É sabido que a negação é o primeiro dos cinco estágios de luto. O luto é um processo que não decorre apenas da morte física de um ente querido. Pode ser também o resultado do encerramento de uma etapa da vida ou de um modo de vida.
Esse é o contexto do luto que estamos atravessando, seja em decorrência das radicais alterações no nosso modo de viver e de nos relacionar com o mundo, seja pela morte de familiares, amigos e conhecidos em razão da doença.
Pois bem, voltando à questão do primeiro estágio do luto, a negação se caracteriza por não se acreditar no fato, por se sustentar que existe algum engano ou um conluio para alterar a realidade que se apresenta.
Já estamos atingindo um ano de Pandemia no Brasil e uma parcela relevante da população continua vivendo na primeira fase do luto, ou seja, não aceitando a realidade imposta pela natureza.

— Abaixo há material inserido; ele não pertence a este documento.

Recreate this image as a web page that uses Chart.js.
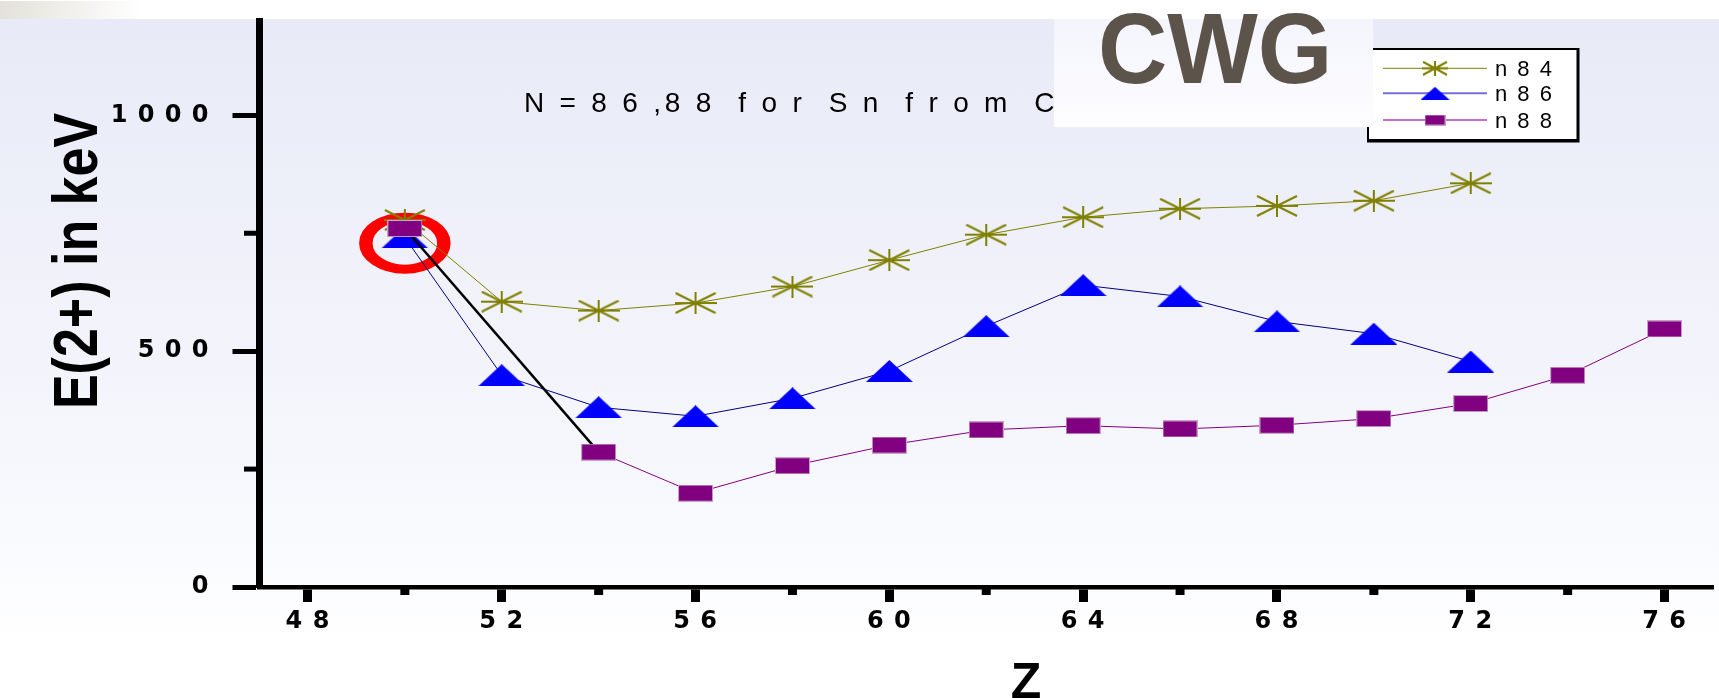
<!DOCTYPE html>
<html>
<head>
<meta charset="utf-8">
<script src="https://cdn.jsdelivr.net/npm/chart.js@4.4.1/dist/chart.umd.min.js"></script>
<style>
  html, body { margin: 0; padding: 0; }
  body {
    width: 1719px; height: 698px; overflow: hidden; position: relative;
    background: linear-gradient(to bottom, #fff 0px, #fff 19px, #e8eaf7 19px, #f1f2fa 300px, #fafbfe 560px, #fff 650px);
  }
  #esquina { position: absolute; left: 0; top: 1px; width: 140px; height: 18px; background: linear-gradient(to right, #e3e1da, #fff); }
  canvas { position: absolute; left: 0; top: 0; }
</style>
</head>
<body>
<div id="esquina"></div>
<canvas id="grafico" width="1719" height="698"></canvas>
<script>
// valores (Z, E(2+) en keV)
const zValues = [50, 52, 54, 56, 58, 60, 62, 64, 66, 68, 70, 72, 74, 76];
const n84 = [778, 605, 586, 602, 637, 693, 747, 784, 802, 808, 819, 856, null, null];
const n86 = [741, 449, 381, 362, 400, 458, 553, 640, 616, 563, 537, 478, null, null];
const n88 = [760, null, 286, 199, 257, 301, 333, 342, 335, 343, 357, 389, 449, 547];
const seriesNames = ["n 8 4", "n 8 6", "n 8 8"];
const xTicksMajor = [48, 52, 56, 60, 64, 68, 72, 76];
const xTicksMinor = [50, 54, 58, 62, 66, 70, 74];
const yTicksMajor = [0, 500, 1000];
const yTicksMinor = [250, 750];
const marcado = { z: 50, e: 729 };

const OLIVA = "#808000", AZUL = "#0000ff", MORADO = "#800080";

function marcador(tipo, w, h) {
  const c = document.createElement("canvas");
  c.width = w; c.height = h;
  const g = c.getContext("2d");
  if (tipo === "star") {
    g.strokeStyle = OLIVA; g.lineWidth = 2;
    g.beginPath();
    g.moveTo(0, h / 2); g.lineTo(w, h / 2);
    g.moveTo(w / 2, 0); g.lineTo(w / 2, h);
    g.moveTo(1, 1); g.lineTo(w - 1, h - 1);
    g.moveTo(w - 1, 1); g.lineTo(1, h - 1);
    g.stroke();
  } else if (tipo === "triangle") {
    g.fillStyle = AZUL;
    g.beginPath(); g.moveTo(w / 2, 0); g.lineTo(w, h); g.lineTo(0, h); g.closePath(); g.fill();
  } else {
    g.fillStyle = "#c8a0c8"; g.fillRect(0, 0, w, h);
    g.fillStyle = MORADO; g.fillRect(1, 1, w - 2, h - 2);
  }
  return c;
}

const estrella = marcador("star", 42, 22);
const triangulo = marcador("triangle", 47, 22);
const cuadrado = marcador("rect", 35, 17);
const leyendaMarcas = [marcador("star", 26, 15), marcador("triangle", 29, 13), marcador("rect", 21, 11)];
const leyendaLineas = [[OLIVA, 1], ["#7070d8", 2], ["#b040b0", 1.5]];

const puntos = serie => zValues.map((z, i) => ({ x: z, y: serie[i] })).filter(p => p.y !== null);
const espaciado = v => String(v).split("").join(" ");
const fuenteTicks = { family: "'DejaVu Sans'", size: 24, weight: "bold" };

const decoracion = {
  id: "decoracion",
  beforeDraw(chart) {
    chart.ctx.letterSpacing = "1px";
  },
  beforeDatasetsDraw(chart) {
    const { ctx, scales } = chart;
    const px = scales.x.getPixelForValue(marcado.z);
    const py = scales.y.getPixelForValue(marcado.e);
    ctx.save();
    ctx.translate(px, py);
    ctx.scale(1.5, 1);
    ctx.strokeStyle = "#ff0000";
    ctx.lineWidth = 9;
    ctx.beginPath();
    ctx.arc(0, 0, 26, 0, Math.PI * 2);
    ctx.stroke();
    ctx.restore();
  },
  afterDraw(chart) {
    const { ctx, scales, chartArea } = chart;
    ctx.save();
    ctx.letterSpacing = "0px";
    ctx.fillStyle = "#000";
    ctx.strokeStyle = "#000";

    // ticks menores
    ctx.lineWidth = 5;
    yTicksMinor.forEach(v => {
      const y = scales.y.getPixelForValue(v);
      ctx.beginPath(); ctx.moveTo(chartArea.left - 15.5, y); ctx.lineTo(chartArea.left - 3, y); ctx.stroke();
    });
    ctx.lineWidth = 9;
    xTicksMinor.forEach(v => {
      const x = scales.x.getPixelForValue(v);
      ctx.beginPath(); ctx.moveTo(x, chartArea.bottom + 2); ctx.lineTo(x, chartArea.bottom + 8); ctx.stroke();
    });

    // titulos de ejes
    ctx.save();
    ctx.translate(97, 261);
    ctx.scale(1.22, 1);
    ctx.rotate(-Math.PI / 2);
    ctx.font = "bold 52px 'Liberation Sans'";
    ctx.textAlign = "center";
    ctx.textBaseline = "alphabetic";
    ctx.fillText("E(2+) in keV", 0, 0);
    ctx.restore();

    ctx.font = "bold 50px 'Liberation Sans'";
    ctx.textAlign = "center";
    ctx.fillText("Z", 1026, 698);

    // titulo
    ctx.font = "28px 'Liberation Sans'";
    ctx.textAlign = "left";
    ctx.letterSpacing = "3.8px";
    ctx.fillText("N = 8 6 ,8 8  f o r  S n  f r o m  C", 524, 112);
    ctx.letterSpacing = "0px";

    // leyenda
    ctx.fillStyle = "#fff";
    ctx.fillRect(1368, 49, 210, 91);
    ctx.lineWidth = 2;
    ctx.strokeRect(1368, 49, 210, 91);
    ctx.lineWidth = 3;
    ctx.beginPath(); ctx.moveTo(1578, 48); ctx.lineTo(1578, 141); ctx.lineTo(1367, 141); ctx.stroke();
    const filas = [68.3, 93.3, 120];
    ctx.font = "22px 'Liberation Sans'";
    ctx.letterSpacing = "2px";
    chart.data.datasets.forEach((ds, i) => {
      const y = filas[i];
      ctx.strokeStyle = leyendaLineas[i][0];
      ctx.lineWidth = leyendaLineas[i][1];
      ctx.beginPath(); ctx.moveTo(1383, y); ctx.lineTo(1487, y); ctx.stroke();
      const m = leyendaMarcas[i];
      ctx.drawImage(m, 1435 - m.width / 2, y - m.height / 2);
      ctx.fillStyle = "#000";
      ctx.fillText(ds.label, 1495, y + 7.5);
    });
    ctx.letterSpacing = "0px";

    // recuadro CWG
    const grad = ctx.createLinearGradient(0, 19, 0, 127);
    grad.addColorStop(0, "#f4f5fc");
    grad.addColorStop(1, "#fdfdff");
    ctx.fillStyle = grad;
    ctx.fillRect(1054, 19, 319, 108);
    ctx.save();
    ctx.translate(1098, 83);
    ctx.scale(0.95, 1);
    ctx.fillStyle = "#5c544b";
    ctx.font = "bold 101px 'Liberation Sans'";
    ctx.textAlign = "left";
    ctx.fillText("CWG", 0, 0);
    ctx.restore();

    ctx.restore();
  }
};

const ctx = document.getElementById("grafico").getContext("2d");
const grafico = new Chart(ctx, {
  type: "line",
  data: {
    datasets: [
      { label: seriesNames[0], data: puntos(n84), borderColor: OLIVA, borderWidth: 1,
        pointStyle: estrella, pointRadius: 5, order: 3 },
      { label: seriesNames[1], data: puntos(n86), borderColor: "#000080", borderWidth: 1,
        pointStyle: triangulo, pointRadius: 5, order: 2 },
      { label: seriesNames[2], data: puntos(n88), borderColor: MORADO, borderWidth: 1,
        pointStyle: cuadrado, pointRadius: 5, order: 1,
        segment: {
          borderColor: c => c.p0DataIndex === 0 ? "#000" : MORADO,
          borderWidth: c => c.p0DataIndex === 0 ? 2.5 : 1
        } }
    ]
  },
  options: {
    responsive: false,
    animation: false,
    devicePixelRatio: 1,
    layout: { padding: { top: 21, right: 0, left: 0, bottom: 0 } },
    plugins: { legend: { display: false }, tooltip: { enabled: false } },
    elements: { line: { tension: 0 } },
    scales: {
      x: {
        type: "linear", min: 47, max: 77,
        afterFit: s => { s.height = 111; s.paddingLeft = 0; s.paddingRight = 0; },
        afterBuildTicks: s => { s.ticks = xTicksMajor.map(v => ({ value: v })); },
        ticks: { autoSkip: false, maxRotation: 0, padding: 5, color: "#000", font: fuenteTicks,
          callback: v => espaciado(v) },
        grid: { drawOnChartArea: false, tickLength: 15, tickWidth: 9, tickColor: "#000" },
        border: { color: "#000", width: 4.5 }
      },
      y: {
        min: 0, max: 1200,
        afterFit: s => { s.width = 259.5; s.paddingTop = 0; s.paddingBottom = 0; },
        afterBuildTicks: s => { s.ticks = yTicksMajor.map(v => ({ value: v })); },
        ticks: { autoSkip: false, padding: 23, color: "#000", font: fuenteTicks,
          callback: v => espaciado(v) },
        grid: { drawOnChartArea: false, tickLength: 27, tickWidth: 5, tickColor: "#000" },
        border: { color: "#000", width: 7 }
      }
    }
  },
  plugins: [decoracion]
});
</script>
</body>
</html>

É a fase do “Eu não acredito!”. Para o momento que estamos atravessando, são aqueles que chamam a Pandemia de “fraudemia”, ou que “ninguém morre de Covid, mas com Covid”. São também os que alegam que o mundo todo está sendo enganado por uma suposta “Nova Ordem Mundial”, que o uso de máscaras faz parte de uma experiência de controle social e de limitação do poder de manifestação ou que a vacina está inoculando doenças e que serve para diminuir a população mundial, etc.
Há também aqueles que evoluíram para a segunda fase do luto, que é a fase da raiva, da revolta pela perda, do sentir-se injustiçado. Caracteriza-se na fala daqueles que questionam: “por que comigo?”, “por que estou perdendo tanto, enquanto vejo outros perdendo menos!”, ou que esbravejam: “as medidas restritivas não são justas!” e ainda “lockdown mata mais do que a doença”. Manifesta-se também na conduta daquelas pessoas que desafiam as normas, forçando entrada em supermercados sem usar máscara, criando toda espécie de conflito com autoridades, realizando festas, etc.

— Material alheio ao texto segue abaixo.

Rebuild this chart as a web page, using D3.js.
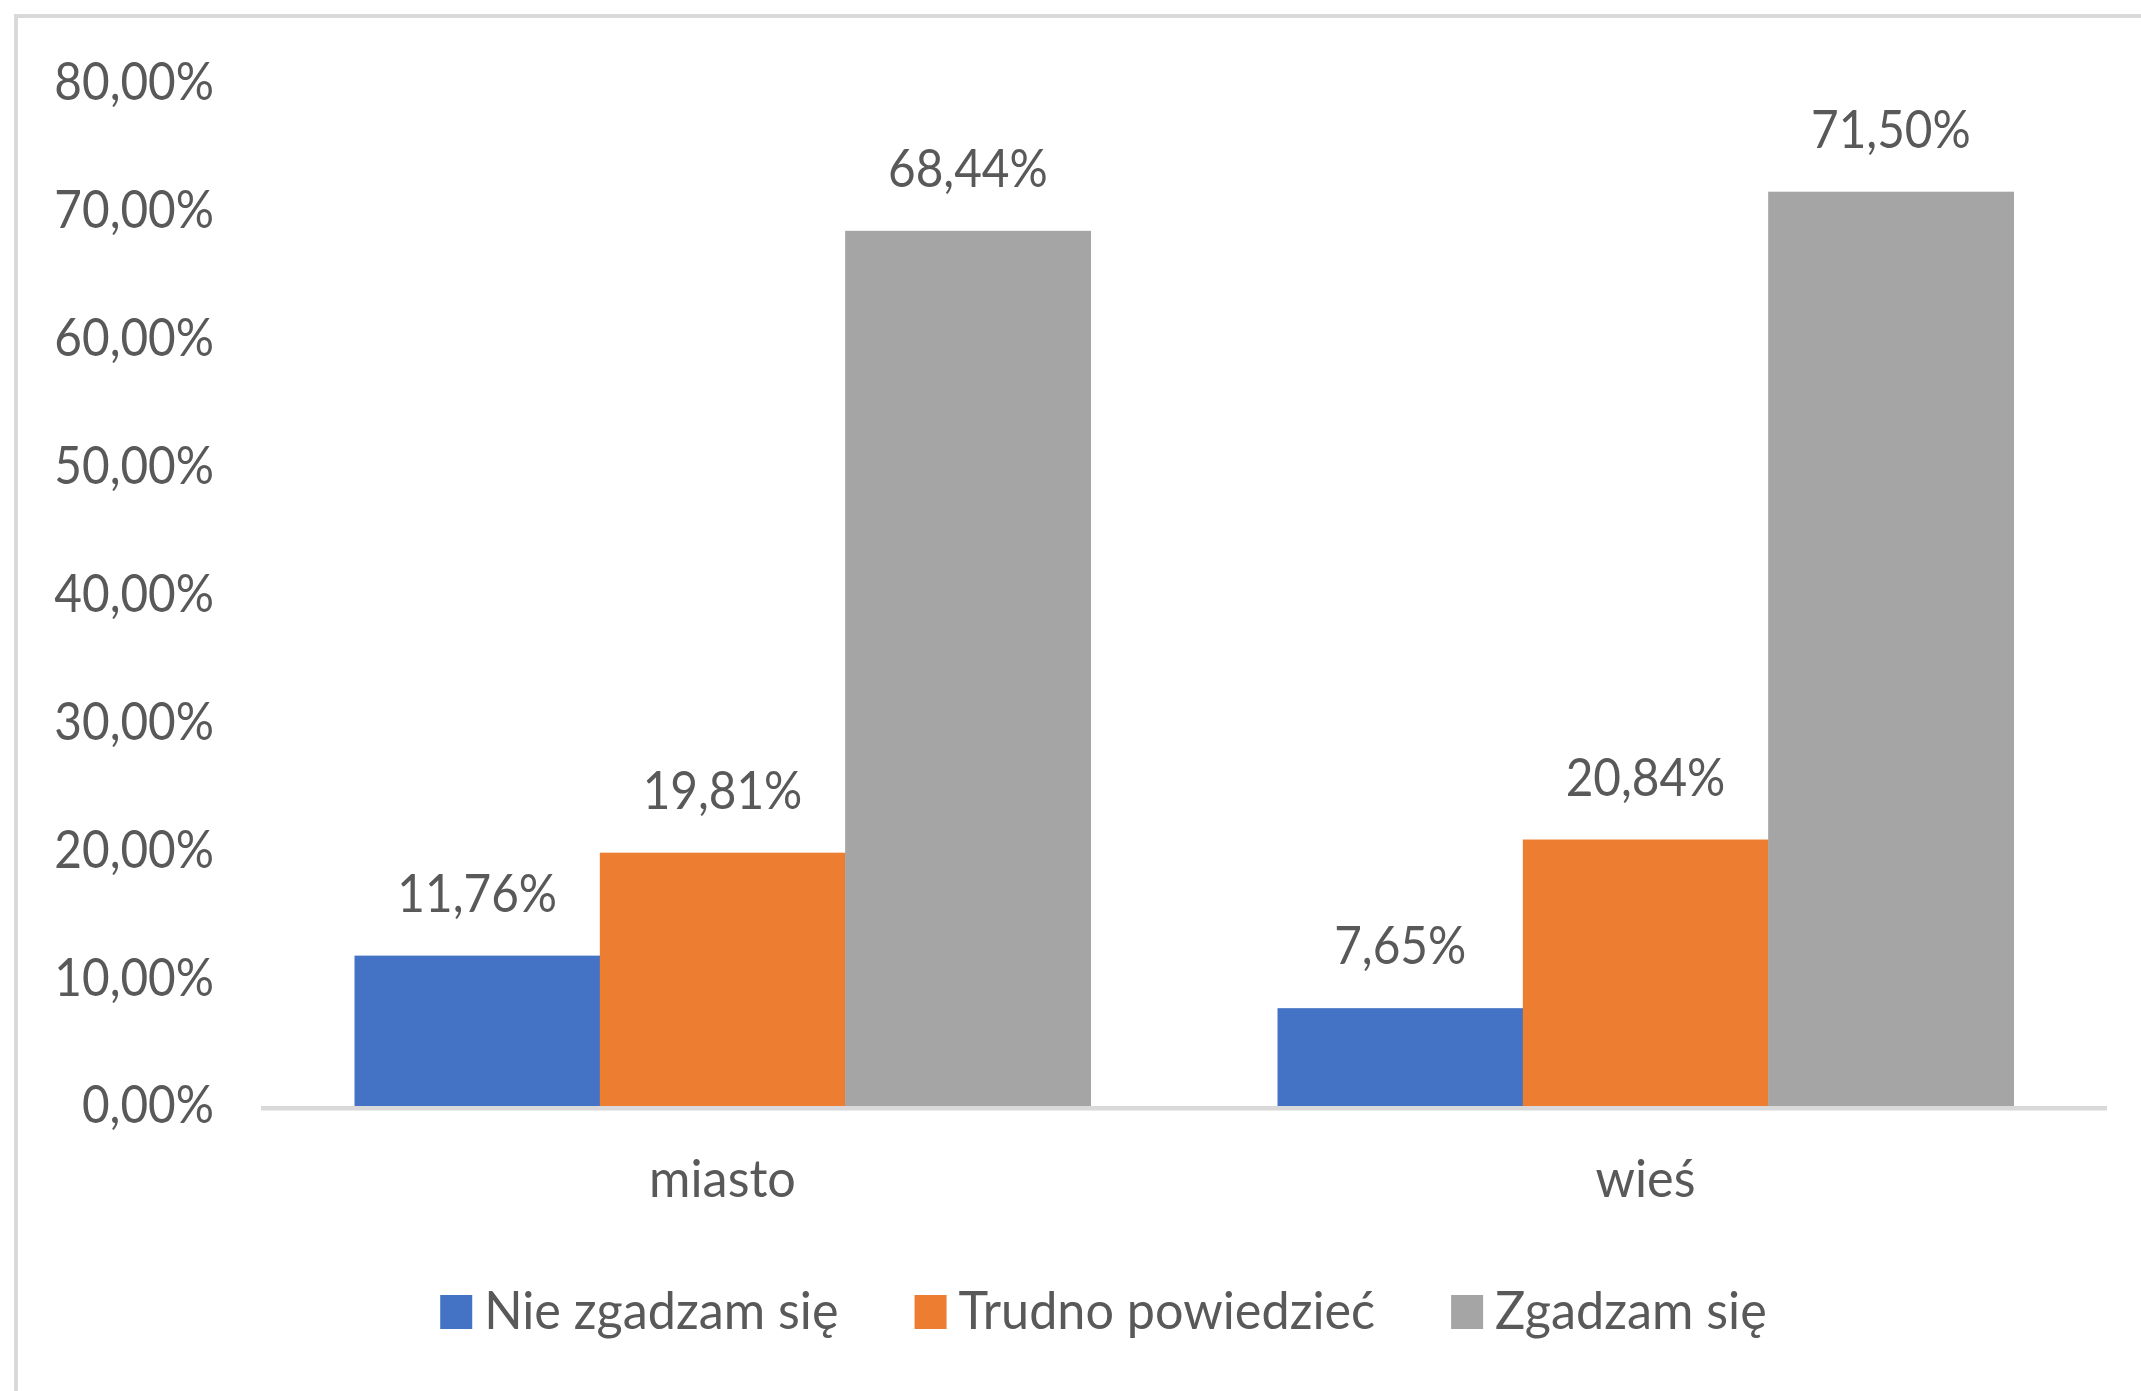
<!DOCTYPE html>
<html lang="pl">
<head>
    <meta charset="utf-8">
    <script type="text/javascript" src="https://d3js.org/d3.v7.min.js"></script>
    <style>
        body { margin: 0; background: #fff; }
        text { font-family: Lato, "Open Sans", sans-serif; fill: #595959; }
    </style>
</head>
<body>
    <script type="text/javascript">
        let w = 2141;
        let h = 1391;

        // data
        let categories = ["miasto", "wieś"];
        let seriesNames = ["Nie zgadzam się", "Trudno powiedzieć", "Zgadzam się"];
        let nieZgadzam = [11.76, 7.65];
        let trudno = [19.81, 20.84];
        let zgadzam = [68.44, 71.50];
        let yTicks = [0, 10, 20, 30, 40, 50, 60, 70, 80];
        let colors = ["#4472C4", "#ED7D31", "#A5A5A5"];

        let seriesValues = [nieZgadzam, trudno, zgadzam];
        let fontSize = 53;
        let squeeze = 0.9; // text in the original looks a bit narrow
        let legendSqueeze = 0.95;

        let fmt = function(v) { return v.toFixed(2).replace(".", ",") + "%"; };

        let svg = d3.select("body").append("svg")
            .attr("width", w)
            .attr("height", h);

        // chart border (cut off at right and bottom)
        svg.append("rect")
            .attr("x", 16).attr("y", 16)
            .attr("width", 2200).attr("height", 1500)
            .attr("fill", "white")
            .attr("stroke", "#d9d9d9")
            .attr("stroke-width", 4);

        let x0 = d3.scaleBand()
            .domain(categories)
            .range([261, 2107])
            .paddingInner(0.2026)
            .paddingOuter(0.1013);

        let x1 = d3.scaleBand()
            .domain(d3.range(seriesNames.length))
            .range([0, x0.bandwidth()]);

        let y = d3.scaleLinear()
            .domain([0, 80])
            .range([1106, 83]);

        // bars
        let groups = svg.selectAll("g.cat")
            .data(categories)
            .join("g")
            .attr("class", "cat")
            .attr("transform", function(d) { return "translate(" + x0(d) + ",0)"; });

        let cells = groups.selectAll("g.bar")
            .data(function(d, i) {
                return seriesValues.map(function(s, j) { return { s: j, v: s[i] }; });
            })
            .join("g")
            .attr("class", "bar");

        cells.append("rect")
            .attr("x", function(d) { return x1(d.s); })
            .attr("y", function(d) { return y(d.v); })
            .attr("width", x1.bandwidth() + 0.5)
            .attr("height", function(d) { return y(0) - y(d.v); })
            .attr("fill", function(d) { return colors[d.s]; });

        cells.append("text")
            .attr("transform", function(d) {
                return "translate(" + (x1(d.s) + x1.bandwidth() / 2) + "," + (y(d.v) - 44) + ") scale(" + squeeze + ",1)";
            })
            .attr("text-anchor", "middle")
            .style("font-size", fontSize + "px")
            .text(function(d) { return fmt(d.v); });

        // baseline
        svg.append("line")
            .attr("x1", 261).attr("x2", 2107)
            .attr("y1", y(0) + 2.3).attr("y2", y(0) + 2.3)
            .attr("stroke", "#d9d9d9")
            .attr("stroke-width", 4.6);

        // y axis labels
        let yAxis = svg.append("g")
            .attr("transform", "translate(214,0)")
            .call(d3.axisLeft(y).tickValues(yTicks).tickSize(0).tickPadding(0)
                .tickFormat(function(d) { return fmt(d); }));
        yAxis.select(".domain").remove();
        yAxis.selectAll("text")
            .attr("fill", null)
            .attr("transform", "scale(" + squeeze + ",1)")
            .style("font-size", fontSize + "px")
            .style("font-family", null);

        // category labels
        let xAxis = svg.append("g")
            .attr("transform", "translate(0,1197)")
            .call(d3.axisBottom(x0).tickSize(0));
        xAxis.select(".domain").remove();
        xAxis.selectAll("text")
            .attr("y", 0).attr("dy", 0)
            .attr("fill", null)
            .attr("transform", "scale(0.95,1)")
            .style("font-size", fontSize + "px")
            .style("font-family", null);

        // legend, centred on the chart frame
        let legend = svg.append("g");
        let items = legend.selectAll("g")
            .data(seriesNames)
            .join("g");
        items.append("rect")
            .attr("y", 1295)
            .attr("width", 32)
            .attr("height", 34)
            .attr("fill", function(d, i) { return colors[i]; });
        items.append("text")
            .attr("transform", "translate(44,1329) scale(" + legendSqueeze + ",1)")
            .style("font-size", fontSize + "px")
            .text(function(d) { return d; });

        let pos = 0;
        items.each(function() {
            let g = d3.select(this);
            let tw = g.select("text").node().getComputedTextLength() * legendSqueeze;
            g.attr("transform", "translate(" + pos + ",0)");
            pos += 44 + tw + 76;
        });
        let total = pos - 76;
        legend.attr("transform", "translate(" + (1103.5 - total / 2) + ",0)");
    </script>
</body>
</html>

A terceira fase do luto é a da barganha ou negociação, que é justamente quando as pessoas mais religiosas, fazem promessas ao deus do seu culto ou a santos e outras divindades, oram por milagres, desejam estar mais presentes na Igreja para receber algum favor ou retribuição divina, etc. Para algumas pessoas, principalmente de pouco vínculo religioso, esta fase pode não aparecer.
No caso concreto desta Pandemia, a fase da barganha ou negociação também está sendo observada nas relações entre o setor público e o setor privado, nas flexibilizações das normas sanitárias, nas concessões feitas, muitas vezes, em desfavor do que o bom senso e a ciência apontam.
A quarta fase do luto se caracteriza pela depressão, ou seja, um efeito rebote pós-raiva. É quando se nota que a raiva não resolverá o problema e então, vem o choro, o isolamento, a paralisação, a vontade de desistir de tudo, a introspecção, que muitas vezes pode não ser percebida aos olhos de terceiros. É uma fase discreta, talvez a mais discreta do processo de luto.
Essa quarta fase é importante, pois é a partir dela que se inicial o processo de aceitação da realidade.
Por fim, a quinta e última fase do luto é a da aceitação. É o florescimento da disposição de vivenciar essa nova fase, de entender como deverá se adaptar e passar a lidar com as mudanças trazidas.
Observo que ninguém é inferior por não estar superando as fases do luto. Cada um tem o seu tempo e o seu modo de assimilação.
O problema é que a primeira fase do luto (negação), que ainda envolve boa parcela da população, traz consigo riscos concretos de exposição ao vírus, de transmissão a terceiros e de não aceitação das medidas necessárias ao convívio social. Por essa razão, parece adequada a busca por psicoterapia e soluções de auxílio que facilitem a evolução nas fases do luto, até o momento da aceitação de que vivemos uma nova etapa da existência e de modelo das relações econômicas e sociais.